> **Supplied material**:
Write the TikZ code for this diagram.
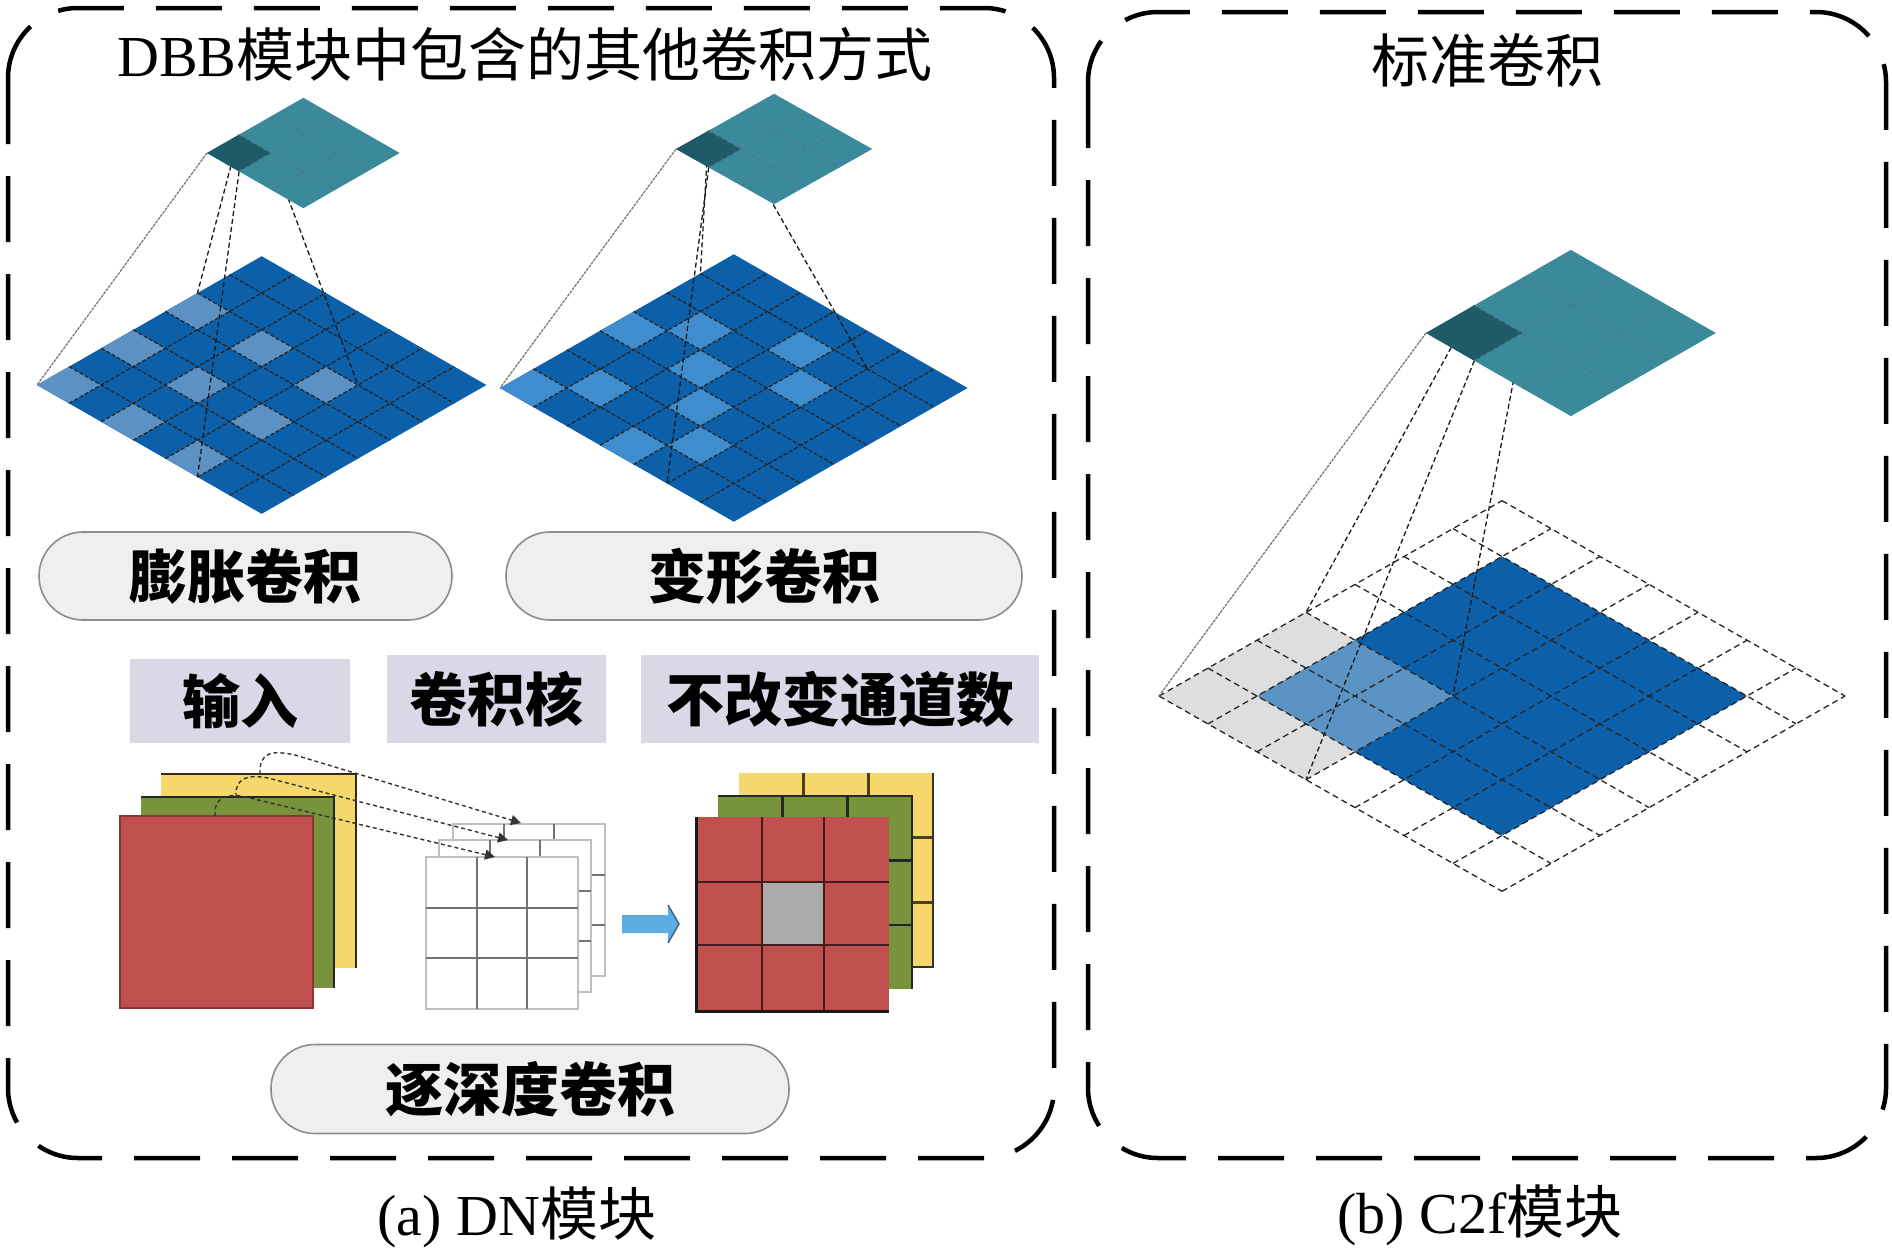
\documentclass[tikz,border=0pt]{standalone}
\usepackage{fontspec}
\setmainfont{Liberation Serif}
\newfontfamily\cjk{Noto Sans CJK SC}
\usetikzlibrary{arrows.meta}
\definecolor{cblue}{HTML}{0C5FA9}
\definecolor{clightdil}{HTML}{5B91C3}
\definecolor{clightdef}{HTML}{3F8DCF}
\definecolor{clightstd}{HTML}{5A93C4}
\definecolor{cteal}{HTML}{3A8A9C}
\definecolor{cdteal}{HTML}{1E5A68}
\definecolor{cpad}{HTML}{DEDEDE}
\definecolor{cpill}{HTML}{EFEFEF}
\definecolor{clav}{HTML}{DCD7E6}
\definecolor{cred}{HTML}{C0504D}
\definecolor{cgreen}{HTML}{77933C}
\definecolor{cyellow}{HTML}{F6D76C}
\definecolor{carrow}{HTML}{5DADE2}
\newcommand{\pcell}[3]{\fill[#3] (#1,#2) -- ++(1,0) -- ++(0,1) -- ++(-1,0) -- cycle;}
\tikzset{
  frame/.style={draw=black, line width=4.5pt, dash pattern=on 66pt off 32pt, rounded corners=70pt},
  bigtext/.style={font=\fontsize{58}{62}\selectfont, inner sep=0pt},
  pill/.style={draw=black!45, line width=1.6pt, fill=cpill, rounded corners=44pt, inner sep=0pt, font=\fontsize{58}{62}\selectfont\cjk\bfseries},
  lav/.style={fill=clav, inner sep=0pt, font=\fontsize{58}{62}\selectfont\cjk\bfseries},
  bgrid/.style={draw=black!85, line width=1.3pt, dash pattern=on 4pt off 2pt},
  tgrid/.style={draw=cdteal!80, line width=1.2pt, dash pattern=on 4pt off 3pt},
  pgrid/.style={draw=black!85, line width=1.3pt, dash pattern=on 6pt off 4pt},
  conn/.style={draw=black!90, line width=1.3pt, dash pattern=on 5pt off 3pt},
  sconn/.style={draw=black!55, line width=1.2pt, dash pattern=on 3pt off 1pt},
  carc/.style={draw=black!80, line width=1.4pt, dash pattern=on 4pt off 3pt, -{Triangle[length=10pt,width=10pt]}},
  kgrid/.style={draw=black!55, line width=2pt},
  kframe/.style={draw=black!25, line width=2.5pt, fill=white},
}
\begin{document}
\begin{tikzpicture}[x=1pt,y=-1pt]
\useasboundingbox (0,0) rectangle (1892,1248);
\fill[white] (0,0) rectangle (1892,1248);

% ---------- frames ----------
\draw[frame] (8,8) rectangle (1054,1158);
\draw[frame] (1088,12) rectangle (1886,1158);

% ---------- titles and captions ----------
\node[bigtext] (title) at (525,54) {DBB{\cjk 模块中包含的其他卷积方式}};
\node[bigtext] (titleR) at (1487,60) {\cjk 标准卷积};
\node[bigtext] (capA) at (517,1217) {(a) DN{\cjk 模块}};
\node[bigtext] (capB) at (1480,1215) {(b) C2f{\cjk 模块}};

% ========== Dilated convolution ==========
\begin{scope}[shift={(207,153)}, x={(32.1pt,18.4pt)}, y={(32.1pt,-18.4pt)}]
  \coordinate (dL) at (0,0); \coordinate (dT) at (1,0);
  \coordinate (dR) at (1,1); \coordinate (dB) at (0,1);
\end{scope}
\begin{scope}[shift={(37,385)}, x={(32.1pt,18.4pt)}, y={(32.1pt,-18.4pt)}]
  \fill[cblue] (0,0) -- (7,0) -- (7,7) -- (0,7) -- cycle;
  \foreach \i/\j in {0/0,2/0,4/0,0/2,2/2,4/2,0/4,2/4,4/4} {\pcell{\i}{\j}{clightdil}}
  \foreach \k in {1,...,6} {\draw[bgrid] (\k,0) -- (\k,7); \draw[bgrid] (0,\k) -- (7,\k);}
  \coordinate (DL) at (0,0); \coordinate (DT) at (5,0);
  \coordinate (DR) at (5,5); \coordinate (DB) at (0,5);
\end{scope}
\draw[sconn] (dL) -- (DL);
\draw[conn] (dT) -- (DT);
\draw[conn] (dR) -- (DR);
\draw[conn] (dB) -- (DB);
\begin{scope}[shift={(207,153)}, x={(32.1pt,18.4pt)}, y={(32.1pt,-18.4pt)}]
  \fill[cteal] (0,0) -- (3,0) -- (3,3) -- (0,3) -- cycle;
  \pcell{0}{0}{cdteal}
  \foreach \k in {1,2} {\draw[tgrid] (\k,0) -- (\k,3); \draw[tgrid] (0,\k) -- (3,\k);}
\end{scope}

% ========== Deformable convolution ==========
\begin{scope}[shift={(676,149)}, x={(32.7pt,18.4pt)}, y={(32.7pt,-18.4pt)}]
  \coordinate (fL) at (0,0); \coordinate (fT) at (1,0);
  \coordinate (fR) at (1,1); \coordinate (fB) at (0,1);
\end{scope}
\begin{scope}[shift={(500,388)}, x={(33.4pt,19.1pt)}, y={(33.4pt,-19.1pt)}]
  \fill[cblue] (0,0) -- (7,0) -- (7,7) -- (0,7) -- cycle;
  \foreach \i/\j in {0/0,3/0,4/1,1/1,3/2,5/3,4/4,2/3,0/3,1/4} {\pcell{\i}{\j}{clightdef}}
  \foreach \k in {1,...,6} {\draw[bgrid] (\k,0) -- (\k,7); \draw[bgrid] (0,\k) -- (7,\k);}
  \coordinate (FL) at (0,0); \coordinate (FT) at (6,0);
  \coordinate (FR) at (6,5); \coordinate (FB) at (0,5);
\end{scope}
\draw[sconn] (fL) -- (FL);
\draw[conn] (fT) -- (FT);
\draw[conn] (fR) -- (FR);
\draw[conn] (fB) -- (FB);
\begin{scope}[shift={(676,149)}, x={(32.7pt,18.4pt)}, y={(32.7pt,-18.4pt)}]
  \fill[cteal] (0,0) -- (3,0) -- (3,3) -- (0,3) -- cycle;
  \pcell{0}{0}{cdteal}
  \foreach \k in {1,2} {\draw[tgrid] (\k,0) -- (\k,3); \draw[tgrid] (0,\k) -- (3,\k);}
\end{scope}

% ---------- pills ----------
\node[pill, minimum width=413pt, minimum height=88pt] (pdil) at (245.5,576) {膨胀卷积};
\node[pill, minimum width=516pt, minimum height=88pt] (pdef) at (764,576) {变形卷积};

% ---------- lavender labels ----------
\node[lav, minimum width=220pt, minimum height=84pt] (lin) at (240,701) {输入};
\node[lav, minimum width=219pt, minimum height=88pt] (lker) at (496.5,699) {卷积核};
\node[lav, minimum width=398pt, minimum height=88pt] (lout) at (840,699) {不改变通道数};

% ---------- input stack ----------
\fill[cyellow] (161,774) rectangle (356,968);
\draw[draw=black!80!cyellow, line width=2.2pt] (161,774) -- (356,774) -- (356,968);
\fill[cgreen] (141,797) rectangle (334,988);
\draw[draw=black!85, line width=2.4pt] (141,797) -- (334,797) -- (334,988);
\fill[cred] (120,816) rectangle (313,1008);
\draw[draw=cred!70!black, line width=2pt] (120,816) rectangle (313,1008);

% ---------- kernel stack ----------
\foreach \x/\y in {453/824, 439/840, 426/857} {
  \draw[kframe] (\x,\y) rectangle ++(152,152);
  \foreach \k in {1,2} {
    \draw[kgrid] (\x+\k*50.7,\y) -- (\x+\k*50.7,\y+152);
    \draw[kgrid] (\x,\y+\k*50.7) -- (\x+152,\y+\k*50.7);
  }
}

% ---------- dashed arcs ----------
\coordinate (a1s) at (260,774); \coordinate (a1e) at (521,823);
\coordinate (a2s) at (236,797); \coordinate (a2e) at (508,840);
\coordinate (a3s) at (215,816); \coordinate (a3e) at (495,857);
\draw[carc] (a1s) .. controls (259,752) and (272,750) .. (295,755) -- (a1e);
\draw[carc] (a2s) .. controls (235,778) and (247,774) .. (268,778) -- (a2e);
\draw[carc] (a3s) .. controls (214,797) and (226,793) .. (246,797) -- (a3e);

% ---------- block arrow ----------
\fill[carrow] (622,915) -- (668,915) -- (668,905) -- (679,924) -- (668,943) -- (668,933) -- (622,933) -- cycle;
\draw[draw=carrow!60!black, line width=1.5pt] (668,905) -- (679,924) -- (668,943);

% ---------- output stack ----------
\fill[cyellow] (739,773) rectangle (933,967);
\foreach \k in {1,2} {
  \draw[draw=black!70!cyellow, line width=2.5pt] (739+\k*64.7,773) -- (739+\k*64.7,967);
  \draw[draw=black!70!cyellow, line width=2.5pt] (739,773+\k*64.7) -- (933,773+\k*64.7);
}
\draw[draw=black!80, line width=2.5pt] (933,773) -- (933,967) -- (913,967);
\fill[cgreen] (718,796) rectangle (912,989);
\foreach \k in {1,2} {
  \draw[draw=black!85, line width=2.5pt] (718+\k*64.7,796) -- (718+\k*64.7,989);
  \draw[draw=black!85, line width=2.5pt] (718,796+\k*64.4) -- (912,796+\k*64.4);
}
\draw[draw=black!85, line width=2.5pt] (718,796) -- (912,796) -- (912,989);
\fill[cred] (696,817) rectangle (889,1011);
\fill[black!33] (762,882) rectangle (824,945);
\foreach \k in {762,824} {\draw[draw=cred!35!black, line width=2.5pt] (\k,817) -- (\k,1011);}
\foreach \k in {882,945} {\draw[draw=cred!35!black, line width=2.5pt] (696,\k) -- (889,\k);}
\draw[draw=black!90, line width=3pt] (696,817) -- (696,1011) -- (889,1011);

\node[pill, minimum width=518pt, minimum height=89pt] (pdw) at (530,1089) {逐深度卷积};

% ========== Standard convolution ==========
\begin{scope}[shift={(1426,333)}, x={(48.3pt,27.7pt)}, y={(48.3pt,-27.7pt)}]
  \coordinate (sL) at (0,0); \coordinate (sT) at (1,0);
  \coordinate (sR) at (1,1); \coordinate (sB) at (0,1);
\end{scope}
\begin{scope}[shift={(1159,696)}, x={(49pt,27.9pt)}, y={(49pt,-27.9pt)}]
  \fill[cblue] (1,1) -- (6,1) -- (6,6) -- (1,6) -- cycle;
  \foreach \i/\j in {0/0,1/0,2/0,0/1,0/2} {\pcell{\i}{\j}{cpad}}
  \foreach \i/\j in {1/1,2/1,1/2,2/2} {\pcell{\i}{\j}{clightstd}}
  \foreach \k in {0,...,7} {\draw[pgrid] (\k,0) -- (\k,7); \draw[pgrid] (0,\k) -- (7,\k);}
  \coordinate (SL) at (0,0); \coordinate (ST) at (3,0);
  \coordinate (SR) at (3,3); \coordinate (SB) at (0,3);
\end{scope}
\draw[sconn] (sL) -- (SL);
\draw[conn] (sT) -- (ST);
\draw[conn] (sR) -- (SR);
\draw[conn] (sB) -- (SB);
\begin{scope}[shift={(1426,333)}, x={(48.3pt,27.7pt)}, y={(48.3pt,-27.7pt)}]
  \fill[cteal] (0,0) -- (3,0) -- (3,3) -- (0,3) -- cycle;
  \pcell{0}{0}{cdteal}
  \foreach \k in {1,2} {\draw[tgrid] (\k,0) -- (\k,3); \draw[tgrid] (0,\k) -- (3,\k);}
\end{scope}
\end{tikzpicture}
\end{document}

> **Request**: Set the lines above down again, word for word, from the first through the one containing "(1088,12) rectangle (1886,1158);"; pictures excluded.

> **Response**:
Write the TikZ code for this diagram.
\documentclass[tikz,border=0pt]{standalone}
\usepackage{fontspec}
\setmainfont{Liberation Serif}
\newfontfamily\cjk{Noto Sans CJK SC}
\usetikzlibrary{arrows.meta}
\definecolor{cblue}{HTML}{0C5FA9}
\definecolor{clightdil}{HTML}{5B91C3}
\definecolor{clightdef}{HTML}{3F8DCF}
\definecolor{clightstd}{HTML}{5A93C4}
\definecolor{cteal}{HTML}{3A8A9C}
\definecolor{cdteal}{HTML}{1E5A68}
\definecolor{cpad}{HTML}{DEDEDE}
\definecolor{cpill}{HTML}{EFEFEF}
\definecolor{clav}{HTML}{DCD7E6}
\definecolor{cred}{HTML}{C0504D}
\definecolor{cgreen}{HTML}{77933C}
\definecolor{cyellow}{HTML}{F6D76C}
\definecolor{carrow}{HTML}{5DADE2}
\newcommand{\pcell}[3]{\fill[#3] (#1,#2) -- ++(1,0) -- ++(0,1) -- ++(-1,0) -- cycle;}
\tikzset{
  frame/.style={draw=black, line width=4.5pt, dash pattern=on 66pt off 32pt, rounded corners=70pt},
  bigtext/.style={font=\fontsize{58}{62}\selectfont, inner sep=0pt},
  pill/.style={draw=black!45, line width=1.6pt, fill=cpill, rounded corners=44pt, inner sep=0pt, font=\fontsize{58}{62}\selectfont\cjk\bfseries},
  lav/.style={fill=clav, inner sep=0pt, font=\fontsize{58}{62}\selectfont\cjk\bfseries},
  bgrid/.style={draw=black!85, line width=1.3pt, dash pattern=on 4pt off 2pt},
  tgrid/.style={draw=cdteal!80, line width=1.2pt, dash pattern=on 4pt off 3pt},
  pgrid/.style={draw=black!85, line width=1.3pt, dash pattern=on 6pt off 4pt},
  conn/.style={draw=black!90, line width=1.3pt, dash pattern=on 5pt off 3pt},
  sconn/.style={draw=black!55, line width=1.2pt, dash pattern=on 3pt off 1pt},
  carc/.style={draw=black!80, line width=1.4pt, dash pattern=on 4pt off 3pt, -{Triangle[length=10pt,width=10pt]}},
  kgrid/.style={draw=black!55, line width=2pt},
  kframe/.style={draw=black!25, line width=2.5pt, fill=white},
}
\begin{document}
\begin{tikzpicture}[x=1pt,y=-1pt]
\useasboundingbox (0,0) rectangle (1892,1248);
\fill[white] (0,0) rectangle (1892,1248);

% ---------- frames ----------
\draw[frame] (8,8) rectangle (1054,1158);
\draw[frame] (1088,12) rectangle (1886,1158);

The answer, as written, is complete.